Teknoloji ile Değişen Roller İlişkilerde Yeni Dönem
Ümran Öztürk
Teknolojinin hızla değişmesi, yaşamlarımızı kökten değiştirdiği bir çağdayız. Bu değişim, sadece iş dünyasını, eğitim ya da alışverişimizi etkilemekle kalmadı; aynı zamanda ev içi ve sosyal yaşamdaki rollerimizi de yeniden şekillendirdi. Kadın ve erkek rolleri, geçmişten gelen katı düşüncelerden ayrılarak daha dinamik, daha esnek bir hal aldı.

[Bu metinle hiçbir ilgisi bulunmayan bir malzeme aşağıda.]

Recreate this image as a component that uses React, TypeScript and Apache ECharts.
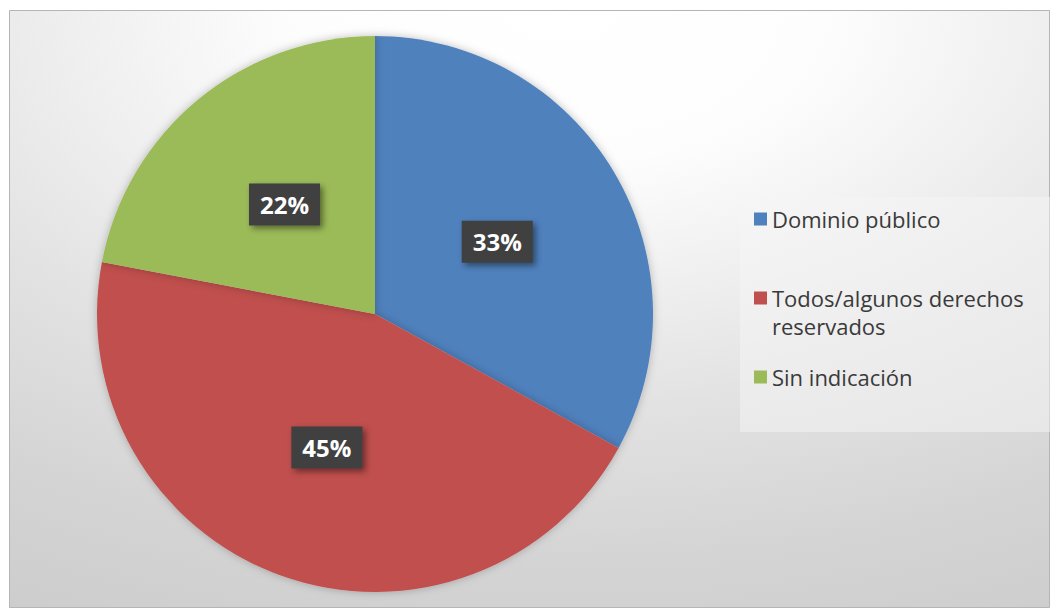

Geçmişte kadının evde, erkeğin ise dışarıda çalışması temel bir norm olarak kabul edilirdi. Ancak günümüzün olanakları bu dengeleri altüst etti. Örneğin, uzaktan çalışma modelleri sayesinde kadınlar, çocuklarına daha yakın olurken aynı zamanda kariyerlerinde ilerleme fırsatı bulmaya başladılar. Erkekler ise eskisinden daha fazla ev içi sorumluluk alarak, çocuk bakımı ve ev işlerine de katılmaya başladılar. Bu dönüşüm, çiftlerin birbirine bakış açısını da değiştirirken sabit davranışlardan kaynaklanan bir iş birliği alanına da dönüştü.
Sosyal yaşamda teknoloji, farklı roller üstlenmesine olanak tanıdı. Eskiden "evin direği" olarak görülen erkek, bugün duygusal olarak daha açık ve sosyal ilişkilerde daha aktif. Kadın ise artık sadece "destekleyici" bir rol oynamıyor; liderlik yapıyor, fikir üretiyor, topluma yön veriyor. Bu yeni dinamik, kadın ve erkek arasındaki güçlerin daha eşit bir şekilde taşınmasını sağlıyor.
Ancak bu değişim sancısız değil. Geleneksel rollere bağlı toplumlarda, bu dönüşüm bazı çatışmaları beraberinde getiriyor. Kadınların teknolojiye erişim gücünün hala sınırlı olduğu yerde, özgürlük mücadeleleri devam ediyor. Öte yandan, erkeklerin duygusal yüklerini paylaşmaları ve ev işlerine daha fazla katılmaları uygun şekilde tasarlanmış, bazı ortamlarda hala toplumsal beklentiler, kültürel ve ailevi baskılar, cinsiyet rolleri ve duygusal ifade eksikliği gibi içselleştirilmiş öğretilerden, inançlardan dolayı dirençle karşılanıyor.
Teknolojinin sunduğu konforlar ve yeni fırsatlarla, ilişkiler daha demokratik ve paylaşımcı bir zemine oturtuluyor. Bugünün bolluğunda artık "kimin ne yaptığı" değil, "birlikte nasıl başardıkları" ön plana çıkıyor. Teknoloji, sadece iletişim araçlarını değil, aynı zamanda anlayışı, saygıyı ve sevgiyi de dönüştürüyor.
Değişim kaçınılmazdır. Kadın ve erkek, teknolojinin açtığı bu yeni pencereden bakarak, hem bireysel hem de toplumsal düzeyde daha güçlü ortaklıklar ortaya çıkarıyor. Çünkü günün sonunda, değişim yalnızca bir fırsat değil, aynı zamanda yeni bir başlangıçtır.